According to William Serafino, the beneficiaries of this program suffer the same kind of accusations and persecution from opposition groups, from the Venezuelan middle class.
“There is a logic of marginalization, with elements of symbolic aggression that border on racism and classism. This has created a widespread narrative of social condemnation, where people who benefit from social programs are accused of being bought off, accomplices of a dictatorship and of supporting Nicolás Maduro for a bag of food or financial aid. This discourse has sought to legitimize itself on social networks, which has created a situation in which Chavistas avoid identifying themselves in public or answering surveys out of fear,” he said.
Upcoming trials
The image built up by the opposition around the Chavistas has been consolidated in part of the international press. However, for Serafino, the tendency is for this narrative to diminish over time.

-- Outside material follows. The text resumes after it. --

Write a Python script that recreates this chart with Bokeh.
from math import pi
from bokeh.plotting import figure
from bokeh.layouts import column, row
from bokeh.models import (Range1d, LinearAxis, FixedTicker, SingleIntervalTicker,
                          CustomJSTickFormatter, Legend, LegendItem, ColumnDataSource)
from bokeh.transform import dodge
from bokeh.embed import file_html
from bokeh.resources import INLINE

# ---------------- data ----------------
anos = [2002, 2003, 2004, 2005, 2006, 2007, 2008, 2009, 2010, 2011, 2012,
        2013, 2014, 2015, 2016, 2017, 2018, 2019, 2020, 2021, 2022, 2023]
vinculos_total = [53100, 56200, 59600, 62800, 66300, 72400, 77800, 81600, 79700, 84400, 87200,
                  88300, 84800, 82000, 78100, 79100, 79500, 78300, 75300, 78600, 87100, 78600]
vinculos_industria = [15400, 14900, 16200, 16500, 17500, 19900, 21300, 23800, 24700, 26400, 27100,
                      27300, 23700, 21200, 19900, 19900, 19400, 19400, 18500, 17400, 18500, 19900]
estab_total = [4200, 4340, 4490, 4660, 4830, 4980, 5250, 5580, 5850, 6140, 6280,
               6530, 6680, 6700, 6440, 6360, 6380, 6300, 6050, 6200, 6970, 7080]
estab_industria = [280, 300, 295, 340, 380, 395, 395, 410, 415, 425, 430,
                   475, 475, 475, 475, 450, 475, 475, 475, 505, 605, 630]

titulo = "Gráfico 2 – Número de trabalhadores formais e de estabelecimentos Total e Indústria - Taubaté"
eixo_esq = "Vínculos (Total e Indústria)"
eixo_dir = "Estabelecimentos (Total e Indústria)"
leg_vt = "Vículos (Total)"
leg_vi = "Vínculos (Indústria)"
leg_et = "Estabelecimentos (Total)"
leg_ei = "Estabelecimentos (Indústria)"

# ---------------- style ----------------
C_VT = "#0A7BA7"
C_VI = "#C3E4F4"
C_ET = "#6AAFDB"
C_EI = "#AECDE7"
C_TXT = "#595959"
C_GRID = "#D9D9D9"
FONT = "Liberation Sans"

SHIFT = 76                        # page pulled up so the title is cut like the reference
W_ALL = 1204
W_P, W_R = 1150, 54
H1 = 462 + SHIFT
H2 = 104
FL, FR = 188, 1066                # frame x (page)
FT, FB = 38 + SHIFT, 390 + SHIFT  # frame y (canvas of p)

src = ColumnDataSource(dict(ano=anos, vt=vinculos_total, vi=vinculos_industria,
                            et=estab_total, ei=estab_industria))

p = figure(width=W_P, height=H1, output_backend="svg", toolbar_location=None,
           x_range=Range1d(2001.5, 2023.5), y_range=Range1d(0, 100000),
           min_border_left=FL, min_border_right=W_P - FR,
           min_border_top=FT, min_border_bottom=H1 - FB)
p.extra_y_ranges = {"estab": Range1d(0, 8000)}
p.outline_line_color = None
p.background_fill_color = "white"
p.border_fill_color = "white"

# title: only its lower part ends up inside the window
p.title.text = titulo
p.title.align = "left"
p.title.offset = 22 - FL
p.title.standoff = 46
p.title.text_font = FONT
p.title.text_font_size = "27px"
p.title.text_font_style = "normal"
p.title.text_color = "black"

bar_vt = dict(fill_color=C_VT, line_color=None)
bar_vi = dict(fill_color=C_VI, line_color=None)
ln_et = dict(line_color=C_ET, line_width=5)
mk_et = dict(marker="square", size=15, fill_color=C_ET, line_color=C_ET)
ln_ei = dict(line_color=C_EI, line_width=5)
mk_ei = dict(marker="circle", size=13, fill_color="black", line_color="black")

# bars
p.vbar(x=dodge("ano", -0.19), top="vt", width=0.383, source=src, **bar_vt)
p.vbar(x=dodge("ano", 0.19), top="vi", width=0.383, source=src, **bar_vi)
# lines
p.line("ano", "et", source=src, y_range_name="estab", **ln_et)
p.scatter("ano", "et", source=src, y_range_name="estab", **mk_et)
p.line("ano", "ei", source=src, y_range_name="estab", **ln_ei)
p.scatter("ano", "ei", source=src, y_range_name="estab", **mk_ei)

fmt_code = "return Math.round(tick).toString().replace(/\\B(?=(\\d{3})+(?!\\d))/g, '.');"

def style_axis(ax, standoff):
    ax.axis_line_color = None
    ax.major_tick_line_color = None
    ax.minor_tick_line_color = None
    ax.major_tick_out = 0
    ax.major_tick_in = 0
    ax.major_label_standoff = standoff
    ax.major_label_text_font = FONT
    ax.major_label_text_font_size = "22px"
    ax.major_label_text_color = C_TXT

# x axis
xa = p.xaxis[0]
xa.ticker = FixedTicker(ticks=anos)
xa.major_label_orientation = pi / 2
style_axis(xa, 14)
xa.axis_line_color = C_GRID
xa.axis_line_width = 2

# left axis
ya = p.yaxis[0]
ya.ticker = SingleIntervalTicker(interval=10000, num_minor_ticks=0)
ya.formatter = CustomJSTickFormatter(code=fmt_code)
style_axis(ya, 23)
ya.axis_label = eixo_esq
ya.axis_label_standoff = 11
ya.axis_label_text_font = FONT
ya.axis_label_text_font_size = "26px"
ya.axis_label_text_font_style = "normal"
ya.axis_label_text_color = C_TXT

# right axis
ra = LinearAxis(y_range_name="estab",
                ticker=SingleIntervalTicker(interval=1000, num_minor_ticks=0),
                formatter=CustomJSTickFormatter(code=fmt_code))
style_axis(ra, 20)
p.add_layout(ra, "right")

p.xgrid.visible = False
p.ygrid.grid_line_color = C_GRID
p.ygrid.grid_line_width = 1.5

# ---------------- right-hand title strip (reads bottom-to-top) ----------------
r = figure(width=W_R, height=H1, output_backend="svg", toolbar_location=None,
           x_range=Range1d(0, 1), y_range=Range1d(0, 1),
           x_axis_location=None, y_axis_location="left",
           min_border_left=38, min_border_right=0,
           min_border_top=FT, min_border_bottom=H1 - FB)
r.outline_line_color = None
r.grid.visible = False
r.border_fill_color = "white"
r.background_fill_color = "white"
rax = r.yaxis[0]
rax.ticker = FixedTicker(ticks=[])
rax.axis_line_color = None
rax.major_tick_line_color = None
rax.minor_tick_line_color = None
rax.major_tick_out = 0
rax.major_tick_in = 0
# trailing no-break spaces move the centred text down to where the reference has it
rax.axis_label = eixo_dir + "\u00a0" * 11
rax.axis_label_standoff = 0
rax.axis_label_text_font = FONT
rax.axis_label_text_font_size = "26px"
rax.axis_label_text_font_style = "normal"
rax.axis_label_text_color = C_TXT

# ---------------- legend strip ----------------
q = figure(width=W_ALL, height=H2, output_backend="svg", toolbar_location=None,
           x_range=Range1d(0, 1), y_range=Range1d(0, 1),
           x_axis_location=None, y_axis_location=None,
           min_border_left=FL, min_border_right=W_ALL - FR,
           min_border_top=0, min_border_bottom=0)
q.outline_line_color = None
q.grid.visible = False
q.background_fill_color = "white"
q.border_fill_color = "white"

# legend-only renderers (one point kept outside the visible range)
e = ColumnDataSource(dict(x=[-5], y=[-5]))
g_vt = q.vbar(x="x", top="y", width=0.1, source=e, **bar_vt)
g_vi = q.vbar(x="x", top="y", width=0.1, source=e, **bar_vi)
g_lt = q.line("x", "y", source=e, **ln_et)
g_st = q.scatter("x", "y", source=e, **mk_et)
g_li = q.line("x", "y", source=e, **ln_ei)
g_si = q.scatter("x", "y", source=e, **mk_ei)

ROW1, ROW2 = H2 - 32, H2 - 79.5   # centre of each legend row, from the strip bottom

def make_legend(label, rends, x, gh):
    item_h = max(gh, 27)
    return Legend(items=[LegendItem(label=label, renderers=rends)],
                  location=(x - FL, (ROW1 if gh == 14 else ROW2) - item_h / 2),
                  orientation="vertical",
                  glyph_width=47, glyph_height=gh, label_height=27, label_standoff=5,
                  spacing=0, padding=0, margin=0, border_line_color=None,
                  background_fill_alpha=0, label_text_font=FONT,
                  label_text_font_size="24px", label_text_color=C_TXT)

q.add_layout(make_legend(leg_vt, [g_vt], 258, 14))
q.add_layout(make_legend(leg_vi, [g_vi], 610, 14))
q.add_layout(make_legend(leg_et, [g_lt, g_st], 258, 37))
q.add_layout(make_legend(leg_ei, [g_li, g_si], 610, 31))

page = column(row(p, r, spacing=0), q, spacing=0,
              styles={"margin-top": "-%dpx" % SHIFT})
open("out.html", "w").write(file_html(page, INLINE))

“It’s difficult to predict what might happen in the next elections, since one of the aims of the hate campaign has been to exclude Chavismo and place it in a historical and identity non-place. However, on other occasions, hate campaigns have failed to survive for long periods of time, and this could be the case again,” he said.
According to political scientist David Gomez Rodriguez, the international newspapers’ reading of the Chavista voters corroborates this view and makes it difficult to read the next steps in this process.
“The vote is secret, and especially those who are part of party groups express their vote loudly, either in marches or through the media. In the first scenario, Chavismo has demonstrated a much greater capacity for mobilization, while in the second there is a cognitive war where the media have been political actors against the government. So there is a difficulty in gauging this based on the media, especially the international ones. This will be important for the next stages,” Rodriguez said.